5. Generalization and Hybridization: Multimodal and Scene Integration

Unified differentiable rendering frameworks generalize across a spectrum of representation and application domains:

CAD and CSG Integration: Boolean programs over constructive primitives (with analytic edge coverage and parity-depth tests) are rendered in parallel with mesh branches, supporting direct image-based and parameter-driven editing, and full gradient propagation through both mesh and CSG parameter spaces (Yuan et al., 2 Sep 2024).
Multimodal Output and Pruning: Simultaneous rendering of RGB, depth, normals, and semantics is enabled through per-modality loss and analytic gradient flow.
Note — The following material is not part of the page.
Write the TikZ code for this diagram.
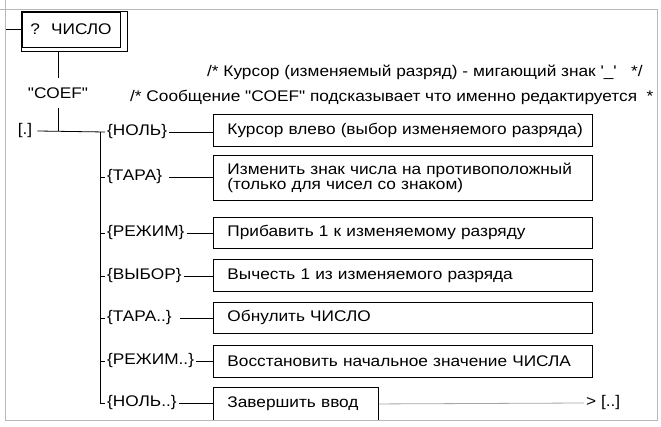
\documentclass[tikz,border=0pt]{standalone}
\usepackage{fontspec}
\setmainfont{Liberation Sans}[FakeStretch=1.12,Ligatures=TeXOff]
\begin{document}
\begin{tikzpicture}[x=1pt,y=-1pt,
  txt/.style={font=\fontsize{15.4}{14.4}\selectfont, inner sep=2pt},
  lab/.style={txt, anchor=west},
  act/.style={draw, line width=0.9pt, anchor=north west, font=\fontsize{15.4}{14.4}\selectfont,
    inner xsep=14pt, inner ysep=0pt, align=left},
  wire/.style={line width=0.8pt},
  frame/.style={draw=black!28, line width=1pt}]
\useasboundingbox (0,0) rectangle (661,427);
\fill[white] (0,0) rectangle (661,427);
% top block
\node[draw, line width=0.9pt, minimum width=98pt, minimum height=35pt, txt] (num) at (71,29.5) {? \ ЧИСЛО};
\coordinate (nsh) at ([shift={(7pt,-4pt)}]num.south east);
\draw[line width=0.9pt] (num.north west) rectangle (nsh);
\coordinate (in) at (5,29.5);
\draw[wire] (in) -- (num.west);
\node[txt, inner ysep=9pt] (coef) at (58,93) {"COEF"};
\draw[wire] (coef.north) -- (coef.north |- nsh);
\node[txt, inner xsep=5pt] (dot) at (25,131) {[.]};
% comments
\node[txt, anchor=west] (c1) at (205,72) {/* Курсор (изменяемый разряд) - мигающий знак '\_' \ \ */};
\node[txt, anchor=west] (c2) at (128,97) {/* Сообщение "COEF" подсказывает что именно редактируется \ *};
% labels
\node[lab] (l1) at (105,132) {\{НОЛЬ\}};
\node[lab] (l2) at (105,177) {\{ТАРА\} \ };
\node[lab] (l3) at (105,233) {\{РЕЖИМ\}};
\node[lab] (l4) at (105,276) {\{ВЫБОР\}};
\node[lab] (l5) at (105,318) {\{ТАРА..\} \ };
\node[lab] (l6) at (105,361) {\{РЕЖИМ..\}};
\node[lab] (l7) at (105,403) {\{НОЛЬ..\}};
\coordinate (bus) at (100,132);
% boxes
\node[act, text width=351pt, minimum height=32pt] (b1) at (213,114) {\mbox{Курсор влево (выбор изменяемого разряда)}};
\node[act, text width=351pt, minimum height=45pt] (b2) at (213,155) {\mbox{Изменить знак числа на противоположный}\\\mbox{(только для чисел со знаком)}};
\node[act, text width=351pt, minimum height=31pt] (b3) at (213,217) {\mbox{Прибавить 1 к изменяемому разряду}};
\node[act, text width=351pt, minimum height=32pt] (b4) at (213,259) {\mbox{Вычесть 1 из изменяемого разряда}};
\node[act, text width=351pt, minimum height=31pt] (b5) at (213,302) {\mbox{Обнулить ЧИСЛО}};
\node[act, text width=351pt, minimum height=32pt] (b6) at (213,345) {\mbox{Восстановить начальное значение ЧИСЛА}};
\node[act, text width=137pt, minimum height=33pt] (b7) at (213,387) {\mbox{Завершить ввод}};
\node[txt, anchor=west] (out) at (584,403) {> [..]};
% wires
\draw[wire] (coef.south) -- (coef.south |- dot.east);
\draw[wire] (dot.east) -- (l1.west);
\draw[wire] (bus) -- (l7.west -| bus) -- (l7.west);
\foreach \i in {2,...,6} \draw[wire] (l\i.west -| bus) -- (l\i.west);
\foreach \i in {1,...,7} \draw[wire] (l\i.east) -- (l\i.east -| b\i.west);
\draw[black!35, line width=0.8pt] (b7.east) -- (out.west);
% frame
\draw[frame] (0,10) -- (657,10) -- (657,420) -- (5,420) -- (5,0);
\end{tikzpicture}
\end{document}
Novel pruning mechanisms—using learnable attributes to identify and cull minimally-contributing primitives—drive efficiency (Xie et al., 14 Oct 2025).
Acoustic and Non-visual Domains: Differentiable rendering paradigms have been extended to audio-visual room acoustics via beam tracing and material-aware feature fields, with end-to-end gradient-based learning across disparate physical and perceptual modalities (Jin et al., 30 Apr 2025).
NLOS (Non-Line-of-Sight) Reconstruction: End-to-end frameworks unify frequency-domain filtering, volumetric diffraction, path-space transient simulation, and learnable imaging parameters, performing robust optimization on hidden scene structure from indirect transient measurements (Choi et al., 2023).

A summary of key pipeline characteristics is shown below:

Pipeline	Primitives	Backend(s)	Modalities	Optimization
Triangle Splatting+	Triangles	Soft splat rasterizer	RGB, mesh	Adam, pruning
UTrice	Triangles	Raster+Raytracing	RGB+effects	BVH + culling
UniGS	Gaussians	Tile raster+CUDA	RGB, depth, normal	MLP, pruning
DiffCSG	Mesh/CSG	Mesh + CSG rasterizer	Any (image, cond.)	Adam, edge AA
Uni-Renderer	Attribute/VAE	Dual-stream diffusion	RGB ←→ intrinsic	Diffusion, cycle

6. Applications, Limitations, and Future Directions

Unified differentiable rendering pipelines are used for:

High-fidelity novel-view synthesis with immediate export to standard mesh/graphics pipelines (Held et al., 29 Sep 2025).
Simultaneous recovery of geometry and reflectance (SVBRDF) from images, surpassing traditional multi-view and photometric methods (Luan et al., 2021).
End-to-end scene inversion and material inference (both data-driven and physically-motivated) (Chen et al., 19 Dec 2024).
Differentiable acoustic simulation and NLOS geometry recovery (Jin et al., 30 Apr 2025, Choi et al., 2023).
Real-time, memory-efficient scene synthesis and editing with analytic gradient control (Laine et al., 2020, Yuan et al., 24 May 2025, Xie et al., 14 Oct 2025).

Current limitations relate to handling complex topology changes, highly specular and non-local light transport, strong subsurface or volumetric effects, and real-time constraints for extreme scene complexity. Continued advances are anticipated in supporting dynamic/animated scenes, integrating learnt and physics-based BRDFs, generalizing scene representations (including unstructured particles and implicit fields), and unifying cross-modal rendering (e.g., combined visual and acoustic, material, or semantic tasks).

Key references: (Held et al., 29 Sep 2025, Liu et al., 2019, Liu et al., 4 Dec 2025, Xie et al., 14 Oct 2025, Yuan et al., 24 May 2025, Luan et al., 2021, Chen et al., 19 Dec 2024, Laine et al., 2020, Yuan et al., 2 Sep 2024, Jin et al., 30 Apr 2025, Choi et al., 2023).